THE RECORDS ::
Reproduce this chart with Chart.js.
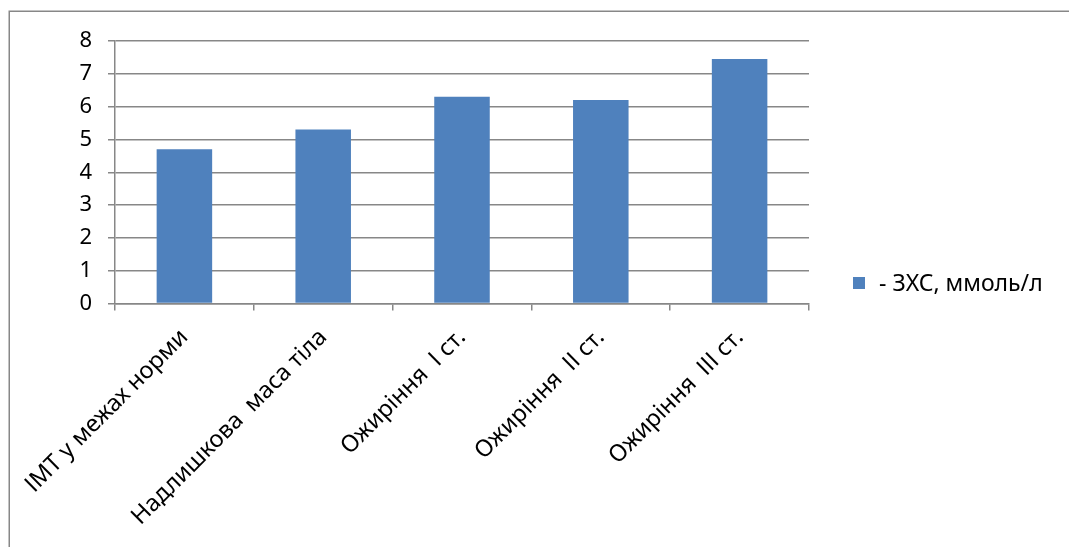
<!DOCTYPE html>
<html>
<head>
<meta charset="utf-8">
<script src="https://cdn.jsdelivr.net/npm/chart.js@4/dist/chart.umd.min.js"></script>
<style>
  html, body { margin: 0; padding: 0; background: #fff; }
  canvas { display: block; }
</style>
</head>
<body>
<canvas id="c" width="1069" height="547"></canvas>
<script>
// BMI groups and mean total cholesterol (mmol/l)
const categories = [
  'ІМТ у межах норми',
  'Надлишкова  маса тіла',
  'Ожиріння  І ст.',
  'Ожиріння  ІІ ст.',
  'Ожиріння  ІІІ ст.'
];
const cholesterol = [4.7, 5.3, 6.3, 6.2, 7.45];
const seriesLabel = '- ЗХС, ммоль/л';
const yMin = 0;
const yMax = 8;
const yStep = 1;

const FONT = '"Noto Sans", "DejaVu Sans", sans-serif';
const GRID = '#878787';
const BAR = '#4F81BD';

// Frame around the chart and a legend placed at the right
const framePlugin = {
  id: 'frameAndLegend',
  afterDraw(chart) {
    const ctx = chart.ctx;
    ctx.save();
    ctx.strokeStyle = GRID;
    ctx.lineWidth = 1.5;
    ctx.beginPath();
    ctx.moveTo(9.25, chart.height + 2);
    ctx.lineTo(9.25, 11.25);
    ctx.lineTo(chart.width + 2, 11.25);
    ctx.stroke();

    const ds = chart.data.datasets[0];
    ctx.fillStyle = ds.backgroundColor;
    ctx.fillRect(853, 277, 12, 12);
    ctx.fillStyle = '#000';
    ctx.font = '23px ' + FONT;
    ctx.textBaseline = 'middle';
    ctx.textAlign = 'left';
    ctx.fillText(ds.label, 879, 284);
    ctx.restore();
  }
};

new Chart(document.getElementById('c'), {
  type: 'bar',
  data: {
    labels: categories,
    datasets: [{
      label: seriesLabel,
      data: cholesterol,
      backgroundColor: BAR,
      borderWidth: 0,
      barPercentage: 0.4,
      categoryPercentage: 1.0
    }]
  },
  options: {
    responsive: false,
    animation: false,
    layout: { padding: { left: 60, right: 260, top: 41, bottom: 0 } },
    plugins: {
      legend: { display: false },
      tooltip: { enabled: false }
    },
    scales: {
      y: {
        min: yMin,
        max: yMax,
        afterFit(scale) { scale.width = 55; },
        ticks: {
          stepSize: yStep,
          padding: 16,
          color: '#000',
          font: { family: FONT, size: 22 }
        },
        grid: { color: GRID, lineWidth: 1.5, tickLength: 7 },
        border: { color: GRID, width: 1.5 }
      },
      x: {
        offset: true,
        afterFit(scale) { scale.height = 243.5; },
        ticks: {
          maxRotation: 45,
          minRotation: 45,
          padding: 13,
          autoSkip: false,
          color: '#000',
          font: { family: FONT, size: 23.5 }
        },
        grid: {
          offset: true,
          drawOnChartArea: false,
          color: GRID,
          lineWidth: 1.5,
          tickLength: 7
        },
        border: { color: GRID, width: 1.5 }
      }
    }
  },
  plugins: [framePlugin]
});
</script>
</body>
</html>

...

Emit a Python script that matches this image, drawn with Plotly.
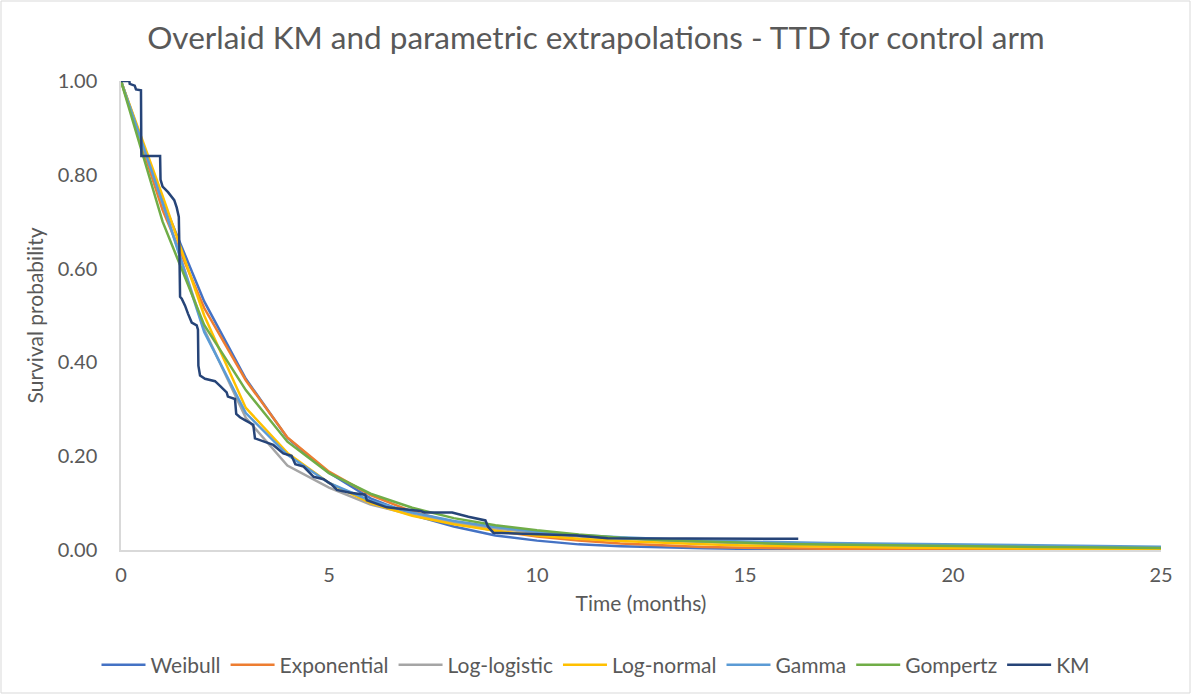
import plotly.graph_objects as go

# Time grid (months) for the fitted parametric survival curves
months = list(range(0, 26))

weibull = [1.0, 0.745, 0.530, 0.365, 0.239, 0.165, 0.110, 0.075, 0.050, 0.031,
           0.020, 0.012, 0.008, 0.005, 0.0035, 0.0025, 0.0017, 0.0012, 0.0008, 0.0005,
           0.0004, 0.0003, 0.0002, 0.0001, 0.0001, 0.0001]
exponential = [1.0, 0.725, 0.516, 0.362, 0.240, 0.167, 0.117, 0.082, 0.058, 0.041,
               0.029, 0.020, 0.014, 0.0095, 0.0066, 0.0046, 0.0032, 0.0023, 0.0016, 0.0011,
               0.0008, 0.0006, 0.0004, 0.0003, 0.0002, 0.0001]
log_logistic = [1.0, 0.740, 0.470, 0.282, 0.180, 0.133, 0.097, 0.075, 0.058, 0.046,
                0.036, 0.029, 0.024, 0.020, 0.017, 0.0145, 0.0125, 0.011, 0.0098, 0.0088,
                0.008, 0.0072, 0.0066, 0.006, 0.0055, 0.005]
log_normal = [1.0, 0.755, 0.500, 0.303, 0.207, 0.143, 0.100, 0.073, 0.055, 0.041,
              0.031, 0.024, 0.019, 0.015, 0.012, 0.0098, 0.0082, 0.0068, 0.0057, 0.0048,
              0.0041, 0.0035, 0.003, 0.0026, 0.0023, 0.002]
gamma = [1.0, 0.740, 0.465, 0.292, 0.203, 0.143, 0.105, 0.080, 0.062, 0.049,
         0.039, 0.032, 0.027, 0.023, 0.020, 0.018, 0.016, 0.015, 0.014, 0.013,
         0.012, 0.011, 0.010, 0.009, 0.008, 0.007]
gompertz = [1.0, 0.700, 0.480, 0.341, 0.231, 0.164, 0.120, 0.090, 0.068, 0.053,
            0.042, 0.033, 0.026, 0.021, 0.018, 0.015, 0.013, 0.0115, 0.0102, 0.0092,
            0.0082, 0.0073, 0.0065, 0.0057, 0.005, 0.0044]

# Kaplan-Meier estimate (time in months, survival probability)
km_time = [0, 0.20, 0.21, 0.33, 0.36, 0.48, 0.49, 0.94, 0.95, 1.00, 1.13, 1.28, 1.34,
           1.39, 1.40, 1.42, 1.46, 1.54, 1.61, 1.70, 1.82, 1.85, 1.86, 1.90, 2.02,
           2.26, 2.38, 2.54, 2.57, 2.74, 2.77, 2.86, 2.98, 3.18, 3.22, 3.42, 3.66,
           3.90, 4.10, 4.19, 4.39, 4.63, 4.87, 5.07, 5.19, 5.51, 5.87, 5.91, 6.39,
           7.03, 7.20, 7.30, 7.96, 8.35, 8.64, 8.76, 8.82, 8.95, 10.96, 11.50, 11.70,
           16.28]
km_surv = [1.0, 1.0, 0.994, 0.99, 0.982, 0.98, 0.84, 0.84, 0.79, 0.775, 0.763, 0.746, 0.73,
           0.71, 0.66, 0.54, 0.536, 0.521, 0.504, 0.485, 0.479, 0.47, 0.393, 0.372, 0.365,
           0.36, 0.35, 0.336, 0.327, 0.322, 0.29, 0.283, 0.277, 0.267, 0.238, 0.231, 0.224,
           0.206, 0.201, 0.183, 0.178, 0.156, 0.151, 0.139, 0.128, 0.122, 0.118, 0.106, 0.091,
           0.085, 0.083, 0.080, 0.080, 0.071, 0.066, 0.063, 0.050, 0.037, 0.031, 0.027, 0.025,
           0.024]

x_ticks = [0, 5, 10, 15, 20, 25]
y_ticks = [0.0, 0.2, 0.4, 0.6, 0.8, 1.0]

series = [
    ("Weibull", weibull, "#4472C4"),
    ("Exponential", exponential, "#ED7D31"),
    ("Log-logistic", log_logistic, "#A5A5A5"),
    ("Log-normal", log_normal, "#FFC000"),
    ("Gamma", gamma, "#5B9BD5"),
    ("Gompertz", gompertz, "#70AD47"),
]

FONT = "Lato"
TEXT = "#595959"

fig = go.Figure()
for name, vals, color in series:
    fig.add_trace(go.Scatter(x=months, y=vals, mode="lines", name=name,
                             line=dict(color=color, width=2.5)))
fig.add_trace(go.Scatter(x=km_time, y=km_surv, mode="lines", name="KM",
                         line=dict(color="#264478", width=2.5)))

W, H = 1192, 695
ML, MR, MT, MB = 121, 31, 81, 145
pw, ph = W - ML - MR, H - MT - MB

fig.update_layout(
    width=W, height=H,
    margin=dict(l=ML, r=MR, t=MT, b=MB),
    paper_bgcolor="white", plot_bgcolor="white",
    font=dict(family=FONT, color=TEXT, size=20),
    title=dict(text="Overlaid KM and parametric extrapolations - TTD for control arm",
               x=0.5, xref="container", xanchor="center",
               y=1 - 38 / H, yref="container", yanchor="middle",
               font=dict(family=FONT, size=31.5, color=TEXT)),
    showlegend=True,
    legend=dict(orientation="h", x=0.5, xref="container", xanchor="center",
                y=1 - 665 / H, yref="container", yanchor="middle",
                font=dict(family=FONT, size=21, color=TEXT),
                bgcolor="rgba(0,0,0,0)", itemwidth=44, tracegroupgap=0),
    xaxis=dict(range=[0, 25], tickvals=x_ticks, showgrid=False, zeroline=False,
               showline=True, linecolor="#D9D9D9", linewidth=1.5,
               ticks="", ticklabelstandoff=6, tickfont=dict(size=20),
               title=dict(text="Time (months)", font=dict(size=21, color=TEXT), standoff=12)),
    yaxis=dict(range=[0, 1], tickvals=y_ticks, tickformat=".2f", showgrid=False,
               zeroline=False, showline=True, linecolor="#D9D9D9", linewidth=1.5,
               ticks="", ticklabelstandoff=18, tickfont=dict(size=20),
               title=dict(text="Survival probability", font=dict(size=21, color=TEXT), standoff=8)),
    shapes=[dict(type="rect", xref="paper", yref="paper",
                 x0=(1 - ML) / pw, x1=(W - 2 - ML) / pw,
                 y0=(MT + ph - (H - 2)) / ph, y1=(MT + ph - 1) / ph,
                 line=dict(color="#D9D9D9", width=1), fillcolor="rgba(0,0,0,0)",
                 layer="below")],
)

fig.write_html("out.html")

PROBLEM DESCRIPTION :: Repeat only the lines from the one with "Emit a Python" down to the one with "0.0082, 0.0073, 0.0065, 0.0057, 0.005, 0.0044]", word for word and both included, and leave the pictures out.

EXERCISE SOLUTION ::
Emit a Python script that matches this image, drawn with Plotly.
import plotly.graph_objects as go

# Time grid (months) for the fitted parametric survival curves
months = list(range(0, 26))

weibull = [1.0, 0.745, 0.530, 0.365, 0.239, 0.165, 0.110, 0.075, 0.050, 0.031,
           0.020, 0.012, 0.008, 0.005, 0.0035, 0.0025, 0.0017, 0.0012, 0.0008, 0.0005,
           0.0004, 0.0003, 0.0002, 0.0001, 0.0001, 0.0001]
exponential = [1.0, 0.725, 0.516, 0.362, 0.240, 0.167, 0.117, 0.082, 0.058, 0.041,
               0.029, 0.020, 0.014, 0.0095, 0.0066, 0.0046, 0.0032, 0.0023, 0.0016, 0.0011,
               0.0008, 0.0006, 0.0004, 0.0003, 0.0002, 0.0001]
log_logistic = [1.0, 0.740, 0.470, 0.282, 0.180, 0.133, 0.097, 0.075, 0.058, 0.046,
                0.036, 0.029, 0.024, 0.020, 0.017, 0.0145, 0.0125, 0.011, 0.0098, 0.0088,
                0.008, 0.0072, 0.0066, 0.006, 0.0055, 0.005]
log_normal = [1.0, 0.755, 0.500, 0.303, 0.207, 0.143, 0.100, 0.073, 0.055, 0.041,
              0.031, 0.024, 0.019, 0.015, 0.012, 0.0098, 0.0082, 0.0068, 0.0057, 0.0048,
              0.0041, 0.0035, 0.003, 0.0026, 0.0023, 0.002]
gamma = [1.0, 0.740, 0.465, 0.292, 0.203, 0.143, 0.105, 0.080, 0.062, 0.049,
         0.039, 0.032, 0.027, 0.023, 0.020, 0.018, 0.016, 0.015, 0.014, 0.013,
         0.012, 0.011, 0.010, 0.009, 0.008, 0.007]
gompertz = [1.0, 0.700, 0.480, 0.341, 0.231, 0.164, 0.120, 0.090, 0.068, 0.053,
            0.042, 0.033, 0.026, 0.021, 0.018, 0.015, 0.013, 0.0115, 0.0102, 0.0092,
            0.0082, 0.0073, 0.0065, 0.0057, 0.005, 0.0044]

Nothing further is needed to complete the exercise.